Friday, June 29, 2012

A coffee drinker's story

The word change is the only thing that doesn't ever change. Yes, age old wisdom. Still it takes a long time for the human mind to accept the changes. Subtle changes. Big changes. Changes in attitude. Changes in friendship. Everything has an impact. It is within our control to understand, accept and move on from the effects of the impact.

When a simple every day routine as drinking coffee changes, the effects or impact of that changes reflects more on the mind, the mental state than the body. Oh well, yes I gave up drinking my coffee in the morning. Not a big deal. But I am a coffee drinker and I LOVE coffee in all caps, bold, underline. But what the heck - just gave up. Recently. It did affect my mood. The thought of not drinking coffee the very first thing in the morning....gave me all these thoughts - note they are only thoughts and not actual happenings.. "Mmm oh I am getting a head ache, oh I feel sleepy...uh oh I cannot focus" - all because I think I am not drinking that magic potion.

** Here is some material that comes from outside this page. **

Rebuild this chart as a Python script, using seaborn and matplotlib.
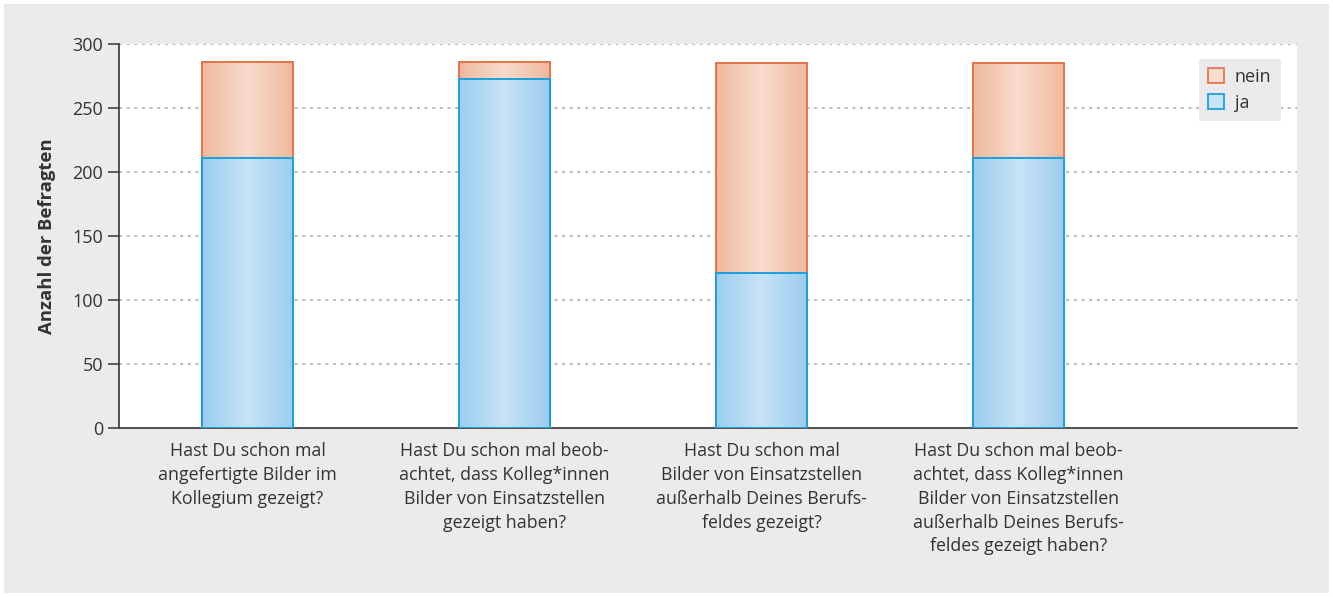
import numpy as np
import pandas as pd
import matplotlib
matplotlib.use("Agg")
import matplotlib.pyplot as plt
import seaborn as sns
from matplotlib.patches import Patch, Rectangle
from matplotlib.colors import to_rgb

categories = [
    "Hast Du schon mal\nangefertigte Bilder im\nKollegium gezeigt?",
    "Hast Du schon mal beob-\nachtet, dass Kolleg*innen\nBilder von Einsatzstellen\ngezeigt haben?",
    "Hast Du schon mal\nBilder von Einsatzstellen\naußerhalb Deines Berufs-\nfeldes gezeigt?",
    "Hast Du schon mal beob-\nachtet, dass Kolleg*innen\nBilder von Einsatzstellen\naußerhalb Deines Berufs-\nfeldes gezeigt haben?",
]
ja = [211, 273, 121, 211]
nein = [75, 13, 164, 74]
y_ticks = [0, 50, 100, 150, 200, 250, 300]

sns.set_theme(style="white")
plt.rcParams["font.family"] = ["Open Sans", "DejaVu Sans"]

BG = "#ebebed"
TXT = "#333333"
blue_edge, blue_out, blue_in = "#1d9fe0", "#9bcdee", "#c8e3f6"
or_edge, or_out, or_in = "#e8734b", "#f0b99d", "#f8dccd"

fig = plt.figure(figsize=(13.33, 5.97), dpi=100, facecolor="white")
fig.patches.append(Rectangle((4 / 1333, 4 / 597), 1325 / 1333, 589 / 597,
                             transform=fig.transFigure, facecolor=BG,
                             edgecolor="none", zorder=-10))
ax = fig.add_axes([119 / 1333, (597 - 428) / 597, 1178 / 1333, 384 / 597])
ax.set_facecolor("white")

df = pd.DataFrame({"cat": categories, "ja": ja, "nein": nein})
df["total"] = df["ja"] + df["nein"]

width = 91 / 257

sns.barplot(data=df, x="cat", y="total", ax=ax, width=width, facecolor="none",
            edgecolor=or_edge, linewidth=1.4, zorder=3)
n_total = len(ax.patches)
sns.barplot(data=df, x="cat", y="ja", ax=ax, width=width, facecolor="none",
            edgecolor=blue_edge, linewidth=1.4, zorder=5)


def gradient(c_out, c_in, n=256):
    t = np.linspace(0, 1, n)
    w = 1 - np.abs(2 * t - 1)
    a = np.array(to_rgb(c_out))
    b = np.array(to_rgb(c_in))
    img = a[None, :] * (1 - w[:, None]) + b[None, :] * w[:, None]
    return img[None, :, :]


for i, p in enumerate(ax.patches):
    x0, y0 = p.get_x(), p.get_y()
    w, h = p.get_width(), p.get_height()
    if i < n_total:
        img, z = gradient(or_out, or_in), 2.5
    else:
        img, z = gradient(blue_out, blue_in), 4.5
    ax.imshow(img, extent=(x0, x0 + w, y0, y0 + h), aspect="auto",
              zorder=z, interpolation="bilinear")

ax.set_xlim(-0.5, 4.084)
ax.set_ylim(0, 300)
ax.set_yticks(y_ticks)
ax.set_yticklabels([str(v) for v in y_ticks])
ax.yaxis.grid(True, linestyle=(0, (2, 3)), color="#a8a8a8", linewidth=1.1, zorder=0)
ax.set_axisbelow(True)

ax.set_xticks(range(len(categories)))
ax.set_xticklabels(categories, linespacing=1.42)
ax.set_xticks([-0.5, 0.5, 1.5, 2.5, 3.5], minor=True)
ax.tick_params(axis="x", which="major", length=0, pad=10, labelsize=12.8, labelcolor=TXT)
ax.tick_params(axis="x", which="minor", length=8, width=1.2, color="#444444", direction="out")
ax.tick_params(axis="y", length=8, width=1.2, color="#444444", direction="out",
               labelsize=13, labelcolor=TXT, left=True)

for s in ["top", "right"]:
    ax.spines[s].set_visible(False)
for s in ["left", "bottom"]:
    ax.spines[s].set_color("#444444")
    ax.spines[s].set_linewidth(1.3)

ax.set_xlabel("")
ax.set_ylabel("Anzahl der Befragten", fontsize=13.3, fontweight="bold", color=TXT, labelpad=12)

handles = [Patch(facecolor=or_in, edgecolor=or_edge, linewidth=1.3, label="nein"),
           Patch(facecolor=blue_in, edgecolor=blue_edge, linewidth=1.3, label="ja")]
leg = ax.legend(handles=handles, loc="upper right", bbox_to_anchor=(0.986, 0.961),
                frameon=True, fancybox=False, facecolor=BG, edgecolor="none",
                framealpha=1, fontsize=13, handlelength=0.9, handleheight=0.9,
                handletextpad=0.6, borderpad=0.5, labelspacing=0.42, borderaxespad=0)
for t in leg.get_texts():
    t.set_color(TXT)

fig.savefig("out.png", dpi=100, facecolor="white")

Sometimes thoughts affect us more than the actual reality.

But now, I am not dying for it :) That change did affect me. It took me more days than I would have wished to accept and move on. Now that I have moved on, I can reflect on it and still be objective. Not crave for it. That does not mean I hate coffee. On the contrary. I still LOVE coffee with all bold, caps, underline, highlight every thing. But I am just not drinking it in the morning. Coffee ceased to be associated with my morning routine. It is still accessible. My husband still makes it in the morning for himself. I am around, can smell inhale the fresh invigorating aroma while attending to my chores in the kitchen. First few days I will still smell the coffee smell, inhale it and look at it longingly while he sips away. He will even offer me few sips which I started refusing for fear of getting hooked on again. Now yes I smell it. Yes, its there. But I am not tempted. I guess this is the ultimate existence that Buddha ( ah...trying to sound lofty here, am I? But lofty things do start from humble beginnings) learned. Being there and not being affected by it. Am I getting closer to getting mental maturity at last? Well that is a completely different discussion.

But going back to changes - yes. In our everyday life, we come across things, people, friends, work - things that really have an impact on us for various reasons. Some stay on with us. But some we want to stay on with us forever. But that is not always the case. Things perish. People move on. Jobs change. If we learn to understand that the changes are inevitable and though everything moves on and situations change, the memories we carry with them will stay on with us, enriching us and evolving us as we grow - we will be fine. Que Sera Sera.